▸ **STATED TASK**: Stop at the line containing "plt.rcParams['font.family'] = ['Inter', 'DejaVu": write out every line from the beginning of the entries up to and including it, minus the pictures.

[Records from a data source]
------------------------

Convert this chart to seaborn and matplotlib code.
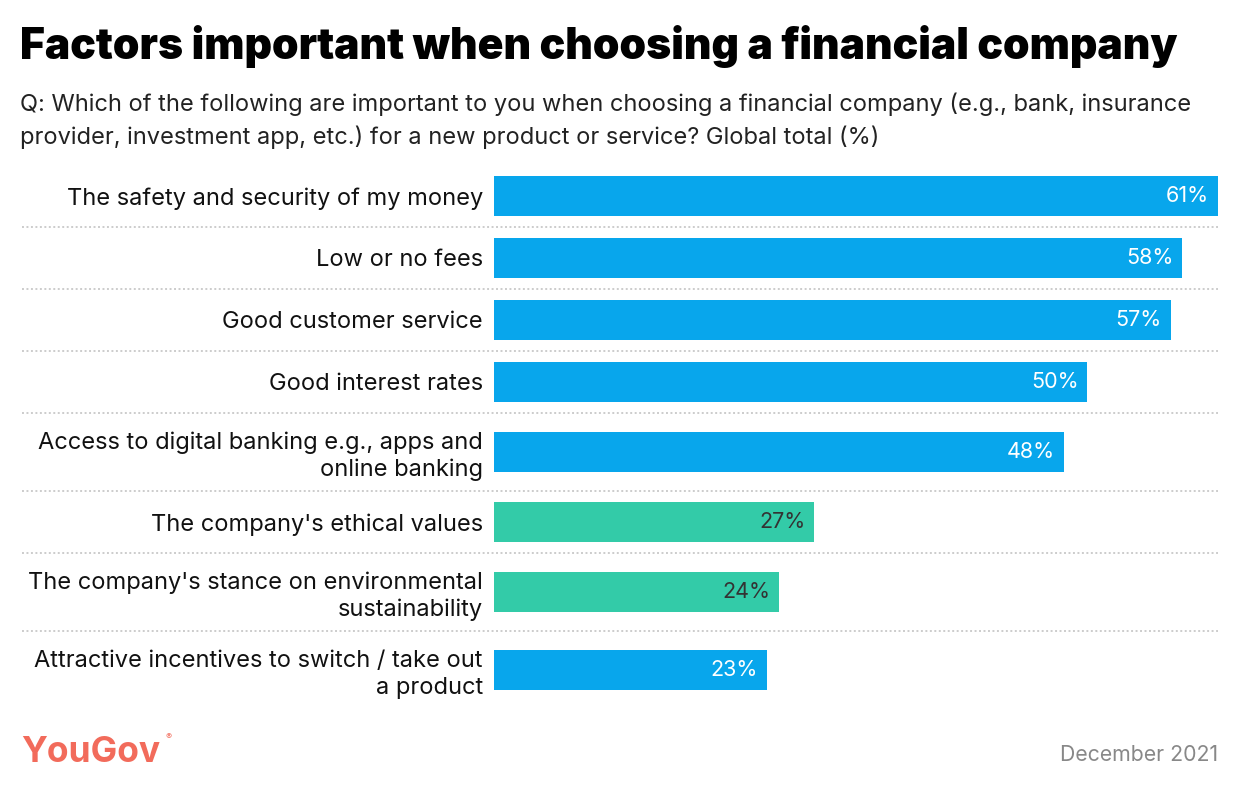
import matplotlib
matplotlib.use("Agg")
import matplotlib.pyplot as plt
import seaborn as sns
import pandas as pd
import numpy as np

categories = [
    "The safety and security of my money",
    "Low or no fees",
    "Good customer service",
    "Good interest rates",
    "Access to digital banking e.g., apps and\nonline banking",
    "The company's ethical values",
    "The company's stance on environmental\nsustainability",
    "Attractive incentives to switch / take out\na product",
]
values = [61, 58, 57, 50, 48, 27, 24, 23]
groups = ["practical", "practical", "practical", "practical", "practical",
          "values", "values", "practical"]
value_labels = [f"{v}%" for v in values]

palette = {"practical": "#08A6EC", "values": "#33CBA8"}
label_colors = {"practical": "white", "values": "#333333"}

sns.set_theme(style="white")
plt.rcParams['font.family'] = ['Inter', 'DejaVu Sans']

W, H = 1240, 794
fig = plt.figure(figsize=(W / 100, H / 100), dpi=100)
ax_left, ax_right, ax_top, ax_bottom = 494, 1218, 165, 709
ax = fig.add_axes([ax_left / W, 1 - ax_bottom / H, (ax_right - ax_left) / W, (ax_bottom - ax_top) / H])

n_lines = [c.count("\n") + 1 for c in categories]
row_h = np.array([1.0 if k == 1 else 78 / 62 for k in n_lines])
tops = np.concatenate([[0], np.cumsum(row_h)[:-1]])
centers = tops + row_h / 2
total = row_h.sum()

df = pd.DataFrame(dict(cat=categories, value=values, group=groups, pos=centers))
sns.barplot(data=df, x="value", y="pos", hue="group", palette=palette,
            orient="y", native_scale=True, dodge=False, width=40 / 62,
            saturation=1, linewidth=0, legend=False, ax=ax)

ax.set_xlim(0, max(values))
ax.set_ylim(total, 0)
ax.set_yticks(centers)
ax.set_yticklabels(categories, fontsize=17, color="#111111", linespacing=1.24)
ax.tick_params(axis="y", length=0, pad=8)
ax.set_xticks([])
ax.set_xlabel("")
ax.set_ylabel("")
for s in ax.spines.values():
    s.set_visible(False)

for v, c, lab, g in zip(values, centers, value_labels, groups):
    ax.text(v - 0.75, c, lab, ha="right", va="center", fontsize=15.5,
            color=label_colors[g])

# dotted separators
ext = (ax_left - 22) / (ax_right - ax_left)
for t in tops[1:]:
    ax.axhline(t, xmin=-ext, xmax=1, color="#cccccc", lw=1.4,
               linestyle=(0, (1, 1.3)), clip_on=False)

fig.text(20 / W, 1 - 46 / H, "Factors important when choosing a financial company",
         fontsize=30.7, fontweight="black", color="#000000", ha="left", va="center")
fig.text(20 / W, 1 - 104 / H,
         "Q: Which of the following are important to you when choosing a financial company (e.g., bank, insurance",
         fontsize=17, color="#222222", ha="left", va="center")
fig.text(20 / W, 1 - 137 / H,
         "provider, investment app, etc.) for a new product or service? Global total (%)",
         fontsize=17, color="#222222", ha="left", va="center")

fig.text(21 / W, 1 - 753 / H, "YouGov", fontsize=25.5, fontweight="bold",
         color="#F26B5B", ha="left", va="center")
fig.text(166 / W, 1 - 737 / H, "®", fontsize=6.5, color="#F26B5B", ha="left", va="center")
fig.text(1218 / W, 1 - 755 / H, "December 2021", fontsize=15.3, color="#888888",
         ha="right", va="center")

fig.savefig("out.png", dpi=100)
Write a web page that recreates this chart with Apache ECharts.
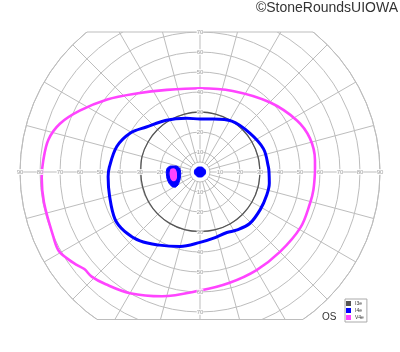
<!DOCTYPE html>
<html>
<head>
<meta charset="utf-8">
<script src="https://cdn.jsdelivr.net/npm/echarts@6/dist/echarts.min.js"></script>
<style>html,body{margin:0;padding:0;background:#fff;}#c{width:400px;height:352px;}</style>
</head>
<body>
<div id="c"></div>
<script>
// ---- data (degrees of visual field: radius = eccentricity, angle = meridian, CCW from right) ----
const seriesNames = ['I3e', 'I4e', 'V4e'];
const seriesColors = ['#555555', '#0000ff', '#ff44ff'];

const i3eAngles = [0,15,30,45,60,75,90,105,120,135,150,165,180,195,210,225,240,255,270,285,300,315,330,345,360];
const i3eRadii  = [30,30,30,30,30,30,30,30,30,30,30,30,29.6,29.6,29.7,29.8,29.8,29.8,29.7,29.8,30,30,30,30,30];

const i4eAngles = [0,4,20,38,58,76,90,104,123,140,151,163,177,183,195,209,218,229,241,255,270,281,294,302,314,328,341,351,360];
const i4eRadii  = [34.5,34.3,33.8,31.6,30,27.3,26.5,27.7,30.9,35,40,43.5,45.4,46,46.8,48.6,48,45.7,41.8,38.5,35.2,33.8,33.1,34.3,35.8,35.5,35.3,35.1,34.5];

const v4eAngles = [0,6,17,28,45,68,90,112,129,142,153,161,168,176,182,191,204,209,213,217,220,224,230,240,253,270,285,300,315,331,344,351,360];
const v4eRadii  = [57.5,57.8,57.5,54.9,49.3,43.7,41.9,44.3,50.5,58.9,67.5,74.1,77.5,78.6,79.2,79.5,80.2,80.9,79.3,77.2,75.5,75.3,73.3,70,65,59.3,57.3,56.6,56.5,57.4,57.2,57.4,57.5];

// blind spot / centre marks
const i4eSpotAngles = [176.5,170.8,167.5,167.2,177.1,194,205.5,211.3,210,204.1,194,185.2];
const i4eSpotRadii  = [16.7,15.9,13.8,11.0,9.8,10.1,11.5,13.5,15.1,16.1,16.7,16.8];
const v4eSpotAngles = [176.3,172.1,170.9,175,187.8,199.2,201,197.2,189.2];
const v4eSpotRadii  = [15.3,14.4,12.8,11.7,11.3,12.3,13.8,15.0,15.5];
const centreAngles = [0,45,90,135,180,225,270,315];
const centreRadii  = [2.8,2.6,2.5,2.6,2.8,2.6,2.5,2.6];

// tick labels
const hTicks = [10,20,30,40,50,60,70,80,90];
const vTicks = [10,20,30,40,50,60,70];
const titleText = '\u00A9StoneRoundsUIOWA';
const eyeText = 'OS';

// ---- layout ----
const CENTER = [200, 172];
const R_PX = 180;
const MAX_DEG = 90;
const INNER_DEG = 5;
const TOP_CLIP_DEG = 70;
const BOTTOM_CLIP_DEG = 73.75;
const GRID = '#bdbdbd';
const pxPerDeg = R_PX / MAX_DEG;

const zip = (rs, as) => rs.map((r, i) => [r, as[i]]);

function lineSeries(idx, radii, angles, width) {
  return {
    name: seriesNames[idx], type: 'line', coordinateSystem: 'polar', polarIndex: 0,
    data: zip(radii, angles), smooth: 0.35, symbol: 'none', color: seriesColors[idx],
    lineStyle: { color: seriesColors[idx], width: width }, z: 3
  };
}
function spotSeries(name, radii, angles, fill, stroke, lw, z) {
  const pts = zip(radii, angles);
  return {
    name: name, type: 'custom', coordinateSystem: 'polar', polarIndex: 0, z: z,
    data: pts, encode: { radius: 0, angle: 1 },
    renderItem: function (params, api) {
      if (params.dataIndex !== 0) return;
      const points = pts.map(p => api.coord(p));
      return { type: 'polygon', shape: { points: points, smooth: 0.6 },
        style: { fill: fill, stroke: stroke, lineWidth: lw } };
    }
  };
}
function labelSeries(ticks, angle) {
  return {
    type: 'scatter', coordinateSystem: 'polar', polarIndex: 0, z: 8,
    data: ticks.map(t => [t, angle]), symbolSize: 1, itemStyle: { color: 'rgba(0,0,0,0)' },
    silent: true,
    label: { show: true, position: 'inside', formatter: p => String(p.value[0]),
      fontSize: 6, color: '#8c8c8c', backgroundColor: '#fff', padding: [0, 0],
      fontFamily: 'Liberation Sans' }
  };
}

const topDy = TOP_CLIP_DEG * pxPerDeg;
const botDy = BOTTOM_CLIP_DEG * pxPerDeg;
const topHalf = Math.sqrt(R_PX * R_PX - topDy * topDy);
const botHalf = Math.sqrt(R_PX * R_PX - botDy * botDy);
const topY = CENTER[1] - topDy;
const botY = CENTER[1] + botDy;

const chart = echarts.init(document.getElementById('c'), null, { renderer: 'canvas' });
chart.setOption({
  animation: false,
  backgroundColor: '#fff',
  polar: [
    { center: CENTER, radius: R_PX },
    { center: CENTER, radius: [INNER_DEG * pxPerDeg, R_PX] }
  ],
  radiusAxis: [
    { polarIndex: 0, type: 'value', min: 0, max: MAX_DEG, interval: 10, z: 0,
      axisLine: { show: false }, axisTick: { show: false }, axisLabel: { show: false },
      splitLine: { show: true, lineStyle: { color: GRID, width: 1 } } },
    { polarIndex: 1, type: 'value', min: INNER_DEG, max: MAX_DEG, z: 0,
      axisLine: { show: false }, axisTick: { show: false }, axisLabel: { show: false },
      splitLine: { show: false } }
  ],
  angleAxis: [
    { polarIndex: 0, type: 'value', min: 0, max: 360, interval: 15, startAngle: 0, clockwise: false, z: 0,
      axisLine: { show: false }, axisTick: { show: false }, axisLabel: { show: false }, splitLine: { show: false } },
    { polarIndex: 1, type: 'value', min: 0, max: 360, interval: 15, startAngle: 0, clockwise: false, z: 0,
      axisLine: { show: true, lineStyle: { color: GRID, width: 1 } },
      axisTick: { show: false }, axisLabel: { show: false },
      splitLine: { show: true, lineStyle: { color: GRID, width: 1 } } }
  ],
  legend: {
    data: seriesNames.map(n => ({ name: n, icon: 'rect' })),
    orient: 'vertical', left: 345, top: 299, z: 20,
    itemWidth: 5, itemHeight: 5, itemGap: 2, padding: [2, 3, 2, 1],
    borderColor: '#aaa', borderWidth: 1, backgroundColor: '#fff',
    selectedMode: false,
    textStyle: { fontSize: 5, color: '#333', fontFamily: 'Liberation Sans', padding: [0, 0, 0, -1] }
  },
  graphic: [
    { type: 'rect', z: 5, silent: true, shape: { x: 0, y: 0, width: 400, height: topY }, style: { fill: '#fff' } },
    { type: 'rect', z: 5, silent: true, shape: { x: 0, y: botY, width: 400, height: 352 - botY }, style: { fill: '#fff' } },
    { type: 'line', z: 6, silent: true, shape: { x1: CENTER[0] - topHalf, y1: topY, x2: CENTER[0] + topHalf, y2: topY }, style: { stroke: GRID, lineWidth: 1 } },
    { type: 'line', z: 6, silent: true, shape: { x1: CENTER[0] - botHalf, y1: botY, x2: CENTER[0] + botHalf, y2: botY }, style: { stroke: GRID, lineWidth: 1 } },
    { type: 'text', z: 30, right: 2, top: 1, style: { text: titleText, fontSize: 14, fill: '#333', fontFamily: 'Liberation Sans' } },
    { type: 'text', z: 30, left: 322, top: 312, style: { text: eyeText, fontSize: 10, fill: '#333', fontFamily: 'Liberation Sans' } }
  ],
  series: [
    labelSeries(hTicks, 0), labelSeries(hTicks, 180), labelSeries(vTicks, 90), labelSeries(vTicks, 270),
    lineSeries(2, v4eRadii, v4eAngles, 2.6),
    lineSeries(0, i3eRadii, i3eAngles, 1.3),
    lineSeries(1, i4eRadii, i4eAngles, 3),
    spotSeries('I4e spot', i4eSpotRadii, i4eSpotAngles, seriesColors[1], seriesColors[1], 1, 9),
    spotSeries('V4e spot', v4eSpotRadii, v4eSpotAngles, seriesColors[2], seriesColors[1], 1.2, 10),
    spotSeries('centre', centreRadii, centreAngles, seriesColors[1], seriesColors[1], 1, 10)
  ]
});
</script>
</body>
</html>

------------------------

▸ **EXERCISE ANSWER**:
Convert this chart to seaborn and matplotlib code.
import matplotlib
matplotlib.use("Agg")
import matplotlib.pyplot as plt
import seaborn as sns
import pandas as pd
import numpy as np

categories = [
    "The safety and security of my money",
    "Low or no fees",
    "Good customer service",
    "Good interest rates",
    "Access to digital banking e.g., apps and\nonline banking",
    "The company's ethical values",
    "The company's stance on environmental\nsustainability",
    "Attractive incentives to switch / take out\na product",
]
values = [61, 58, 57, 50, 48, 27, 24, 23]
groups = ["practical", "practical", "practical", "practical", "practical",
          "values", "values", "practical"]
value_labels = [f"{v}%" for v in values]

palette = {"practical": "#08A6EC", "values": "#33CBA8"}
label_colors = {"practical": "white", "values": "#333333"}

sns.set_theme(style="white")
plt.rcParams['font.family'] = ['Inter', 'DejaVu Sans']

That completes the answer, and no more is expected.